Past Releases

Ex Oh "Ex Oh (Team Love)"

Jerry Adler has been around for a while. Yet despite his extensive, wildly eclectic catalog, his career has flown stubbornly under the radar. Coming out of the same NYC scene that produced The Strokes, Yeah Yeah Yeahs, and Interpol in the early 00’s, his band @TheBlam recorded two albums, had hits on national college radio, and toured sin the U.S. and UK. The group dissolved in 2005, but due to prominent placements over the years in hit TV shows such as The Office (US) and Skins (UK) the band has cultivated a small and dedicated cult following.

Adler returned the following year with Flugente (2006-10), captured on two albums but best exemplified in live performances that bordered on performance art. In 2011, he made yet another 90-degree turn with Wave Sleep Wave, an experimental, loop-based, guitar and drums duo with Yuval Lion (Cibo Matto, Suzanne Vega, The Blam). Ever restless, Adler’s guitar experimentation would lead him to join with classical sitar player Mustafa Bhagat (Biryani Boys) to form Arranged Marriage NP, in 2016. The duo relies on the Indian raga canon for its material, but replaces the traditional tabla drum with a whirling, swirling galaxy of sound.

Now Adler delivers EX OH, an album of super-tightly woven, impeccably arranged, songwriterly pop songs packed with myriad sounds and surprises. EX OH is dense, even maximalist. Each part is in full flower. If you’re a fan of albums on which art and pop are not opposing concepts, this one might be for you.

Bipolar "Bipolar (Slovenly)"

Bipolar is the twisted creation of Pouya and Obash, formed in a Brooklyn pisshouse while on a bender in the not too distant past. The duo moved to the USA from “conservative” Tehran, Iran as a cog in a wheel of a true underground scene in pursuit of their passion for cross dressing musical performance based on their love of the circus and all things theatrical. Think SCREAMERS finger-banging THE DICKIES while THE SPITS egg them on – Pouya has already done time on keys with The Spits.

And look at these sick bastards now… Hopefully one day soon you’ll get to see them in the third dimension.

With the addition of Kayla from NYC garage-punk party people THE OTHERMEN on synth, and some other man named Ethan on drums, BIPOLAR mightily spew forth their debut 7incher with timely titles “Depression” and “Virus” among the melee.
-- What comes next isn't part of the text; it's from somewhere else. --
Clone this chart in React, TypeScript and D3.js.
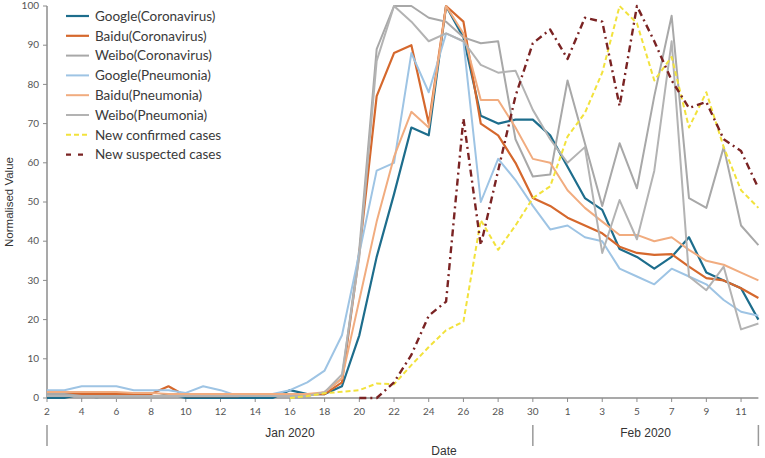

We’re giving you the worthless Slovenly guarantee that this EP is a cure for at least one of these ailments.

Pódium "Pódium (Slovenly)"

Slovenly Recordings is fully amped to present the debut LP from PÓDIUM de València. Conceived by Nick Trampolino, armed with a drum machine and a guitar, this once personal project quickly evolved into a five-piece platoon with the addition of Salva Frasquet on guitar, Ximo Barceló on bass, Miguel J. Carmona on drums, and África Mansaray on vocals. Pulsating with the epic aggression of hardcore, the impersonal and perverse tone of industrial metal, and fully balanced with the liveliness of the authentic surf scene, we’ll be so bold as to describe them as a curious mixture of Ministry (circa ‘89), Man or Astroman? and the goddamn Go-Go’s ablaze with the pyromaniacal tendencies of Steve Albini’s Shellac. The combination of speed, skill and abrasiveness here converts every track into a 2 minute descent into the kind of hell you’ve been dying to enter.

The creative motor of the band is precisely this mixture of hate, anxiety, and fear that we perceive in the pommeling and obsessive riffs that constantly intertwine the guitars and bass. The drums are simple, linear and robotic, having deliberately taken out the dynamic possibilities to guarantee maximum protagonism and criminal coolness.

Pole "Fading (Mute)"

Pole is the project of ground-breaking electronic musician Stefan Betke. The new album Fading is the first since 2015’s Wald. As with every new Pole record, it’s part of a continued forward trajectory but it also connects to a pre-existing sonic framework. “Every Pole record connects to recordings that I’ve made before,” Betke says, “in order to stay in this kind of vertical development. The ideas from 1, 2, 3 [his groundbreaking first three albums] up to now are connected. I keep the interesting elements, languages and vocabulary that I designed and add new elements.” Fading follows the physical released on Mute of remastered versions of his iconic albums 1, 2, 3 to much acclaim.